■ Given instruction ■
Each entry below is to be given again word for word, with no pictures.

■ Task inputs ■
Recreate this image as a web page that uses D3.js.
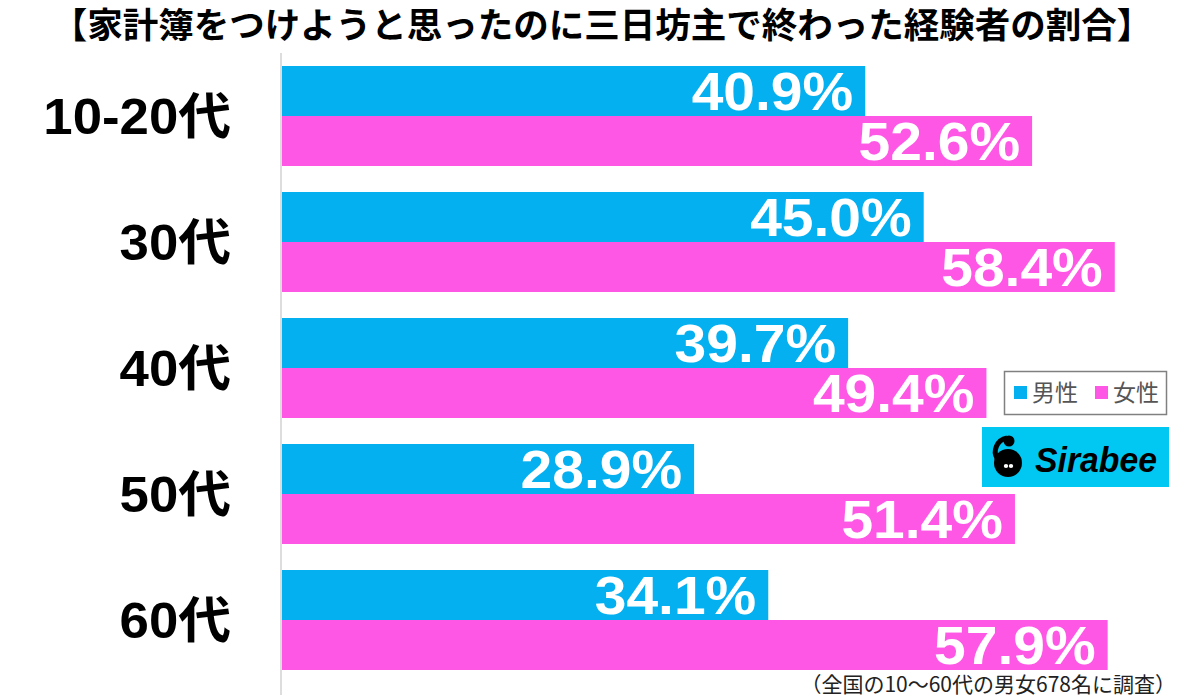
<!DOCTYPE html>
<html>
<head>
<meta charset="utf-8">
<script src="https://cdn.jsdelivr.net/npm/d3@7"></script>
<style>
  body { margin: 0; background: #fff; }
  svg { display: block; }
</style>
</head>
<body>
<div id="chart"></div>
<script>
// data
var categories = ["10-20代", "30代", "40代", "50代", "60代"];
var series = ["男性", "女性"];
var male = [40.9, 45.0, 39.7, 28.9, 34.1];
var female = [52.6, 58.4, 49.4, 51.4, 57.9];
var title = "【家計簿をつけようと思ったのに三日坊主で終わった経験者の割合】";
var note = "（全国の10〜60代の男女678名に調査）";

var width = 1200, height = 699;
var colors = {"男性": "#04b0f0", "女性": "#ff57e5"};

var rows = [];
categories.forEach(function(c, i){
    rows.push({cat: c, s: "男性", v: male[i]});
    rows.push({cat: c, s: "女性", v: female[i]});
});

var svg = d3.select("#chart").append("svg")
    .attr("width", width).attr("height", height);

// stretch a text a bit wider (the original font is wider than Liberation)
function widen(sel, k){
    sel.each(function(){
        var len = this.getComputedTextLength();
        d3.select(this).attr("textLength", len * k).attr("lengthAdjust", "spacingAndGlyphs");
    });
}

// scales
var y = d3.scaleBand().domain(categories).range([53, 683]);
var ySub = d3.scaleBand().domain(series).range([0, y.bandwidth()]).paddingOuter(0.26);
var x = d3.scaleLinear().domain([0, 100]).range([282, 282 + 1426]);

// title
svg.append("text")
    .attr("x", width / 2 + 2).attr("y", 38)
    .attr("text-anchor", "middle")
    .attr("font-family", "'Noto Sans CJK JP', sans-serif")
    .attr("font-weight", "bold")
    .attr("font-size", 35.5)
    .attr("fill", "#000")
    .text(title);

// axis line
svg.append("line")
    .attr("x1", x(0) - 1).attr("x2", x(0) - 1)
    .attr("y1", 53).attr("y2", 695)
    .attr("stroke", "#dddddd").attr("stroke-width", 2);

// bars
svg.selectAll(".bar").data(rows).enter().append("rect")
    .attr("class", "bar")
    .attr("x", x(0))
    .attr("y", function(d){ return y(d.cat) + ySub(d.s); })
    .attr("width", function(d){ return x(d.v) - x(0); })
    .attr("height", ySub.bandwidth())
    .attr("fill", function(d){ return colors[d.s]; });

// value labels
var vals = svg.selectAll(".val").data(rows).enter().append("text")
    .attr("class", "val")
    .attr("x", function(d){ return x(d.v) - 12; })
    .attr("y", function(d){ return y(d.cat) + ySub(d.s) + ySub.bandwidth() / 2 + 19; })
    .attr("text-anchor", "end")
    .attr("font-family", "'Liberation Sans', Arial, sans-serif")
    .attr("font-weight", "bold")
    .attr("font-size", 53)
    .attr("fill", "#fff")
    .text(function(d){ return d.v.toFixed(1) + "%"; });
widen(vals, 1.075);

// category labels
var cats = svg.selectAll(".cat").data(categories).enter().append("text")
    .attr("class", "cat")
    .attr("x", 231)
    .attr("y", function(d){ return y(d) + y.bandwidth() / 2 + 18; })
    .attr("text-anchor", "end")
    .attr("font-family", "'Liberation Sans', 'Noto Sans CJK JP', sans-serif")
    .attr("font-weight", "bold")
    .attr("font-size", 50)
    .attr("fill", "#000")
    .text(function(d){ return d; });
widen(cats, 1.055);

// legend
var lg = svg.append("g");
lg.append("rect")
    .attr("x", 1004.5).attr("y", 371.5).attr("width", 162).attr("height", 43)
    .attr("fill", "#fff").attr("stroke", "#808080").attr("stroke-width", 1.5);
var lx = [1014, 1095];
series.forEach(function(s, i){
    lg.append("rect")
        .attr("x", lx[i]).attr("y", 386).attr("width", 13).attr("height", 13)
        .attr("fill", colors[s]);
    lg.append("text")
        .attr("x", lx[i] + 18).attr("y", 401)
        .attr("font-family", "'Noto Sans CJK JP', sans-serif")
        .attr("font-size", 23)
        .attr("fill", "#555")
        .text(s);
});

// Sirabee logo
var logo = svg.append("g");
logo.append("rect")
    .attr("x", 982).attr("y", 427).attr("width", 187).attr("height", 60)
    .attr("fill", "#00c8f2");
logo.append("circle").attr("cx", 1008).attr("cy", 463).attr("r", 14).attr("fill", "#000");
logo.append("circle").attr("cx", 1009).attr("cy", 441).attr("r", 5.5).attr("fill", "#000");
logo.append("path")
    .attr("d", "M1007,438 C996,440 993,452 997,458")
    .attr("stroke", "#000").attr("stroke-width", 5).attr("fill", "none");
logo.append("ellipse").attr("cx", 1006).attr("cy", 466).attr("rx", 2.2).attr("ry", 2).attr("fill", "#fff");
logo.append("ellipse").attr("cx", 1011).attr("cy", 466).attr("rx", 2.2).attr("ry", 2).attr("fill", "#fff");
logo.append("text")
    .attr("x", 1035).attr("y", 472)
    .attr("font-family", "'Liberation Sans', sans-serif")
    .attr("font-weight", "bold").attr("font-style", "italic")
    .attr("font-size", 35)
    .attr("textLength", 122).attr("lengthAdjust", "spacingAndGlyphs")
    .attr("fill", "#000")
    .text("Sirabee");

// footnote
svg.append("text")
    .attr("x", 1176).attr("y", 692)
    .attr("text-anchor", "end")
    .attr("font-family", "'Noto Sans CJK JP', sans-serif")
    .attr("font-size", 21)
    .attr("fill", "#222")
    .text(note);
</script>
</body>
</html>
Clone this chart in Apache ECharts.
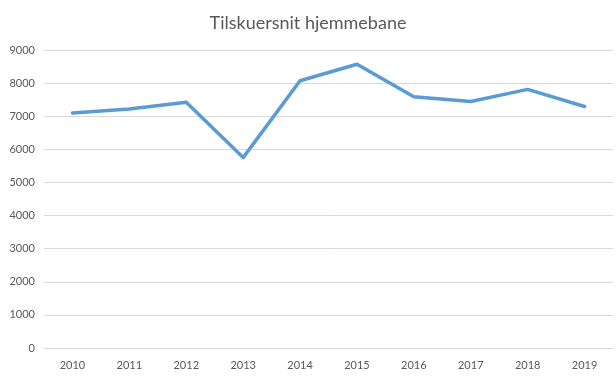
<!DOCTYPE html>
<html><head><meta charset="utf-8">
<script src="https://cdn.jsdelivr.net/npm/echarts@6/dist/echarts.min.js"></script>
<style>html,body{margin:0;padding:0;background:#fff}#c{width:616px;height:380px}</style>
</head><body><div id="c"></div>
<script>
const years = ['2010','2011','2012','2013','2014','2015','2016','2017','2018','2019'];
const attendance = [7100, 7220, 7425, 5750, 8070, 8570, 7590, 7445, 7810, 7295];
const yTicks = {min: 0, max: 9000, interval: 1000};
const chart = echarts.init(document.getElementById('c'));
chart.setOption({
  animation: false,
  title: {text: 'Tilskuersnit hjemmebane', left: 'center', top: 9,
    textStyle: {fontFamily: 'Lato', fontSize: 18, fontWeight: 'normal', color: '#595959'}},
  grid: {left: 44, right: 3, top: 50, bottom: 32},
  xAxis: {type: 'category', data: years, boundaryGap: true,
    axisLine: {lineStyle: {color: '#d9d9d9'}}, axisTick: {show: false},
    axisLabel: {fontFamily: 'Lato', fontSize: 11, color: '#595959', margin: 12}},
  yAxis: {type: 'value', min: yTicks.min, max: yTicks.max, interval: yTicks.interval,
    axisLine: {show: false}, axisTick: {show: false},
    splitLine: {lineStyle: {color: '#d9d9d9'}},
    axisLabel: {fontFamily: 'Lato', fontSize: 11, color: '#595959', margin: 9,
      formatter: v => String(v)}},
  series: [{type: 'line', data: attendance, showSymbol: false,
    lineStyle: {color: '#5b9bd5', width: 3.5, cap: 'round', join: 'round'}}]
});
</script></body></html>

■ Result ■
Recreate this image as a web page that uses D3.js.
<!DOCTYPE html>
<html>
<head>
<meta charset="utf-8">
<script src="https://cdn.jsdelivr.net/npm/d3@7"></script>
<style>
  body { margin: 0; background: #fff; }
  svg { display: block; }
</style>
</head>
<body>
<div id="chart"></div>
<script>
// data
var categories = ["10-20代", "30代", "40代", "50代", "60代"];
var series = ["男性", "女性"];
var male = [40.9, 45.0, 39.7, 28.9, 34.1];
var female = [52.6, 58.4, 49.4, 51.4, 57.9];
var title = "【家計簿をつけようと思ったのに三日坊主で終わった経験者の割合】";
var note = "（全国の10〜60代の男女678名に調査）";

var width = 1200, height = 699;
var colors = {"男性": "#04b0f0", "女性": "#ff57e5"};

var rows = [];
categories.forEach(function(c, i){
    rows.push({cat: c, s: "男性", v: male[i]});
    rows.push({cat: c, s: "女性", v: female[i]});
});

var svg = d3.select("#chart").append("svg")
    .attr("width", width).attr("height", height);

// stretch a text a bit wider (the original font is wider than Liberation)
function widen(sel, k){
    sel.each(function(){
        var len = this.getComputedTextLength();
        d3.select(this).attr("textLength", len * k).attr("lengthAdjust", "spacingAndGlyphs");
    });
}

// scales
var y = d3.scaleBand().domain(categories).range([53, 683]);
var ySub = d3.scaleBand().domain(series).range([0, y.bandwidth()]).paddingOuter(0.26);
var x = d3.scaleLinear().domain([0, 100]).range([282, 282 + 1426]);

// title
svg.append("text")
    .attr("x", width / 2 + 2).attr("y", 38)
    .attr("text-anchor", "middle")
    .attr("font-family", "'Noto Sans CJK JP', sans-serif")
    .attr("font-weight", "bold")
    .attr("font-size", 35.5)
    .attr("fill", "#000")
    .text(title);

// axis line
svg.append("line")
    .attr("x1", x(0) - 1).attr("x2", x(0) - 1)
    .attr("y1", 53).attr("y2", 695)
    .attr("stroke", "#dddddd").attr("stroke-width", 2);

// bars
svg.selectAll(".bar").data(rows).enter().append("rect")
    .attr("class", "bar")
    .attr("x", x(0))
    .attr("y", function(d){ return y(d.cat) + ySub(d.s); })
    .attr("width", function(d){ return x(d.v) - x(0); })
    .attr("height", ySub.bandwidth())
    .attr("fill", function(d){ return colors[d.s]; });

// value labels
var vals = svg.selectAll(".val").data(rows).enter().append("text")
    .attr("class", "val")
    .attr("x", function(d){ return x(d.v) - 12; })
    .attr("y", function(d){ return y(d.cat) + ySub(d.s) + ySub.bandwidth() / 2 + 19; })
    .attr("text-anchor", "end")
    .attr("font-family", "'Liberation Sans', Arial, sans-serif")
    .attr("font-weight", "bold")
    .attr("font-size", 53)
    .attr("fill", "#fff")
    .text(function(d){ return d.v.toFixed(1) + "%"; });
widen(vals, 1.075);

// category labels
var cats = svg.selectAll(".cat").data(categories).enter().append("text")
    .attr("class", "cat")
    .attr("x", 231)
    .attr("y", function(d){ return y(d) + y.bandwidth() / 2 + 18; })
    .attr("text-anchor", "end")
    .attr("font-family", "'Liberation Sans', 'Noto Sans CJK JP', sans-serif")
    .attr("font-weight", "bold")
    .attr("font-size", 50)
    .attr("fill", "#000")
    .text(function(d){ return d; });
widen(cats, 1.055);

// legend
var lg = svg.append("g");
lg.append("rect")
    .attr("x", 1004.5).attr("y", 371.5).attr("width", 162).attr("height", 43)
    .attr("fill", "#fff").attr("stroke", "#808080").attr("stroke-width", 1.5);
var lx = [1014, 1095];
series.forEach(function(s, i){
    lg.append("rect")
        .attr("x", lx[i]).attr("y", 386).attr("width", 13).attr("height", 13)
        .attr("fill", colors[s]);
    lg.append("text")
        .attr("x", lx[i] + 18).attr("y", 401)
        .attr("font-family", "'Noto Sans CJK JP', sans-serif")
        .attr("font-size", 23)
        .attr("fill", "#555")
        .text(s);
});

// Sirabee logo
var logo = svg.append("g");
logo.append("rect")
    .attr("x", 982).attr("y", 427).attr("width", 187).attr("height", 60)
    .attr("fill", "#00c8f2");
logo.append("circle").attr("cx", 1008).attr("cy", 463).attr("r", 14).attr("fill", "#000");
logo.append("circle").attr("cx", 1009).attr("cy", 441).attr("r", 5.5).attr("fill", "#000");
logo.append("path")
    .attr("d", "M1007,438 C996,440 993,452 997,458")
    .attr("stroke", "#000").attr("stroke-width", 5).attr("fill", "none");
logo.append("ellipse").attr("cx", 1006).attr("cy", 466).attr("rx", 2.2).attr("ry", 2).attr("fill", "#fff");
logo.append("ellipse").attr("cx", 1011).attr("cy", 466).attr("rx", 2.2).attr("ry", 2).attr("fill", "#fff");
logo.append("text")
    .attr("x", 1035).attr("y", 472)
    .attr("font-family", "'Liberation Sans', sans-serif")
    .attr("font-weight", "bold").attr("font-style", "italic")
    .attr("font-size", 35)
    .attr("textLength", 122).attr("lengthAdjust", "spacingAndGlyphs")
    .attr("fill", "#000")
    .text("Sirabee");

// footnote
svg.append("text")
    .attr("x", 1176).attr("y", 692)
    .attr("text-anchor", "end")
    .attr("font-family", "'Noto Sans CJK JP', sans-serif")
    .attr("font-size", 21)
    .attr("fill", "#222")
    .text(note);
</script>
</body>
</html>
Clone this chart in Apache ECharts.
<!DOCTYPE html>
<html><head><meta charset="utf-8">
<script src="https://cdn.jsdelivr.net/npm/echarts@6/dist/echarts.min.js"></script>
<style>html,body{margin:0;padding:0;background:#fff}#c{width:616px;height:380px}</style>
</head><body><div id="c"></div>
<script>
const years = ['2010','2011','2012','2013','2014','2015','2016','2017','2018','2019'];
const attendance = [7100, 7220, 7425, 5750, 8070, 8570, 7590, 7445, 7810, 7295];
const yTicks = {min: 0, max: 9000, interval: 1000};
const chart = echarts.init(document.getElementById('c'));
chart.setOption({
  animation: false,
  title: {text: 'Tilskuersnit hjemmebane', left: 'center', top: 9,
    textStyle: {fontFamily: 'Lato', fontSize: 18, fontWeight: 'normal', color: '#595959'}},
  grid: {left: 44, right: 3, top: 50, bottom: 32},
  xAxis: {type: 'category', data: years, boundaryGap: true,
    axisLine: {lineStyle: {color: '#d9d9d9'}}, axisTick: {show: false},
    axisLabel: {fontFamily: 'Lato', fontSize: 11, color: '#595959', margin: 12}},
  yAxis: {type: 'value', min: yTicks.min, max: yTicks.max, interval: yTicks.interval,
    axisLine: {show: false}, axisTick: {show: false},
    splitLine: {lineStyle: {color: '#d9d9d9'}},
    axisLabel: {fontFamily: 'Lato', fontSize: 11, color: '#595959', margin: 9,
      formatter: v => String(v)}},
  series: [{type: 'line', data: attendance, showSymbol: false,
    lineStyle: {color: '#5b9bd5', width: 3.5, cap: 'round', join: 'round'}}]
});
</script></body></html>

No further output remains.